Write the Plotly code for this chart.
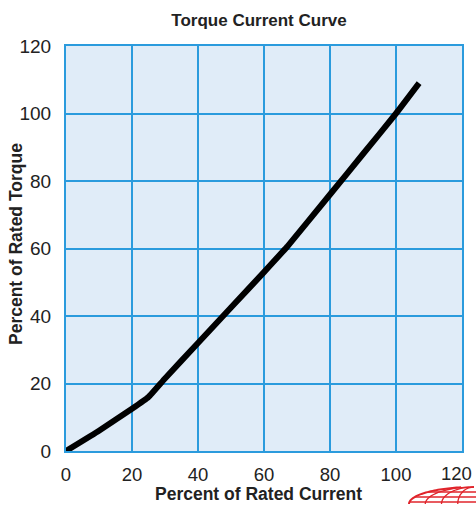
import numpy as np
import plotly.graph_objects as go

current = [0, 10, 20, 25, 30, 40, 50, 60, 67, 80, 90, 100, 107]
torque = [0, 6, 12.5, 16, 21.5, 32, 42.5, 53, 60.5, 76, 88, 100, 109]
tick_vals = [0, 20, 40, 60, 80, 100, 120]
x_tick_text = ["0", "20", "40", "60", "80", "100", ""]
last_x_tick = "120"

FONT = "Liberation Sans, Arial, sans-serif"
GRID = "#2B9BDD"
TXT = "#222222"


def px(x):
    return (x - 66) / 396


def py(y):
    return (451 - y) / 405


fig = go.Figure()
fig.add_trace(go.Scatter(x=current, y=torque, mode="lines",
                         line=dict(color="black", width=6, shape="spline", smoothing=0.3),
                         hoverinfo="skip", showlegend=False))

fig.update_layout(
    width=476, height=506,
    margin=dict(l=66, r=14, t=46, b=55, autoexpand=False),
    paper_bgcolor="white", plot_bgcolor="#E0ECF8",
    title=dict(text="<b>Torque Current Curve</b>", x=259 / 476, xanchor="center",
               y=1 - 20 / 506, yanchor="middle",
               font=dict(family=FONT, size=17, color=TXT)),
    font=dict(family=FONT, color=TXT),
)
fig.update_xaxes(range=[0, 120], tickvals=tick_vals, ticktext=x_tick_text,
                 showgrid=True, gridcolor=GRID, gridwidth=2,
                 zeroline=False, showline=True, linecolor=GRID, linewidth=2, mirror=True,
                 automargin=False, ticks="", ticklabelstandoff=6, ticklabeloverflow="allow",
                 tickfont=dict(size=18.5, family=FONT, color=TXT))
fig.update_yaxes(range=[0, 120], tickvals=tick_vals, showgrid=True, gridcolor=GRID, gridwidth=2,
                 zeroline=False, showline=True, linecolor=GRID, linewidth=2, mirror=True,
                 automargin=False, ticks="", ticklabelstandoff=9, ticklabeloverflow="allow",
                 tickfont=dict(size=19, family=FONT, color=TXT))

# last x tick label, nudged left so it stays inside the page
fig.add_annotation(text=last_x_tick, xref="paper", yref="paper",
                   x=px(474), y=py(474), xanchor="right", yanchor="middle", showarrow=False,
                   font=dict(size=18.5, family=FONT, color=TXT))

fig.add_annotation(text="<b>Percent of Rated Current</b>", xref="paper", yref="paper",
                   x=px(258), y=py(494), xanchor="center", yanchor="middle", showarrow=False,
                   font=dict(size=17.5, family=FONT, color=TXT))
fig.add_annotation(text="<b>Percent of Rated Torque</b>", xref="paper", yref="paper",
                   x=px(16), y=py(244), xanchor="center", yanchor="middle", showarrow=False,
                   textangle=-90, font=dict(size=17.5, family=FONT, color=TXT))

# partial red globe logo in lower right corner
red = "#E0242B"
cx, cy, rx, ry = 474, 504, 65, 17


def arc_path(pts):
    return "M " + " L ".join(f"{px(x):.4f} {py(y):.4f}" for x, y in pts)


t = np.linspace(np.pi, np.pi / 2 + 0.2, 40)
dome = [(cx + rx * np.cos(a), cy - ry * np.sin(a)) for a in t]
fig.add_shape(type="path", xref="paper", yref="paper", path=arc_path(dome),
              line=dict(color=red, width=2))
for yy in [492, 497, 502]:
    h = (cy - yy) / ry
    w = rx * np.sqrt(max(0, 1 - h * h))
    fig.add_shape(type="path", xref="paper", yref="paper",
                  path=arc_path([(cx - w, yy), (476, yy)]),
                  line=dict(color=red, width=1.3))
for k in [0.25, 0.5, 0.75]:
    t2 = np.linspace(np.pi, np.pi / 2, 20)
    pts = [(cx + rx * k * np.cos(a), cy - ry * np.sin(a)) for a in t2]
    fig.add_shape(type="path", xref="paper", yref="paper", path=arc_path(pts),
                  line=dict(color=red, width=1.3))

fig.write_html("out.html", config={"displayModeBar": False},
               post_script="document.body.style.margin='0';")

· · ·

Exercise brief
Without the pictures, return the listing above from its first line through the line that has "tickfont=dict(size=19, family=FONT, color=TXT))".

The result
Write the Plotly code for this chart.
import numpy as np
import plotly.graph_objects as go

current = [0, 10, 20, 25, 30, 40, 50, 60, 67, 80, 90, 100, 107]
torque = [0, 6, 12.5, 16, 21.5, 32, 42.5, 53, 60.5, 76, 88, 100, 109]
tick_vals = [0, 20, 40, 60, 80, 100, 120]
x_tick_text = ["0", "20", "40", "60", "80", "100", ""]
last_x_tick = "120"

FONT = "Liberation Sans, Arial, sans-serif"
GRID = "#2B9BDD"
TXT = "#222222"


def px(x):
    return (x - 66) / 396


def py(y):
    return (451 - y) / 405


fig = go.Figure()
fig.add_trace(go.Scatter(x=current, y=torque, mode="lines",
                         line=dict(color="black", width=6, shape="spline", smoothing=0.3),
                         hoverinfo="skip", showlegend=False))

fig.update_layout(
    width=476, height=506,
    margin=dict(l=66, r=14, t=46, b=55, autoexpand=False),
    paper_bgcolor="white", plot_bgcolor="#E0ECF8",
    title=dict(text="<b>Torque Current Curve</b>", x=259 / 476, xanchor="center",
               y=1 - 20 / 506, yanchor="middle",
               font=dict(family=FONT, size=17, color=TXT)),
    font=dict(family=FONT, color=TXT),
)
fig.update_xaxes(range=[0, 120], tickvals=tick_vals, ticktext=x_tick_text,
                 showgrid=True, gridcolor=GRID, gridwidth=2,
                 zeroline=False, showline=True, linecolor=GRID, linewidth=2, mirror=True,
                 automargin=False, ticks="", ticklabelstandoff=6, ticklabeloverflow="allow",
                 tickfont=dict(size=18.5, family=FONT, color=TXT))
fig.update_yaxes(range=[0, 120], tickvals=tick_vals, showgrid=True, gridcolor=GRID, gridwidth=2,
                 zeroline=False, showline=True, linecolor=GRID, linewidth=2, mirror=True,
                 automargin=False, ticks="", ticklabelstandoff=9, ticklabeloverflow="allow",
                 tickfont=dict(size=19, family=FONT, color=TXT))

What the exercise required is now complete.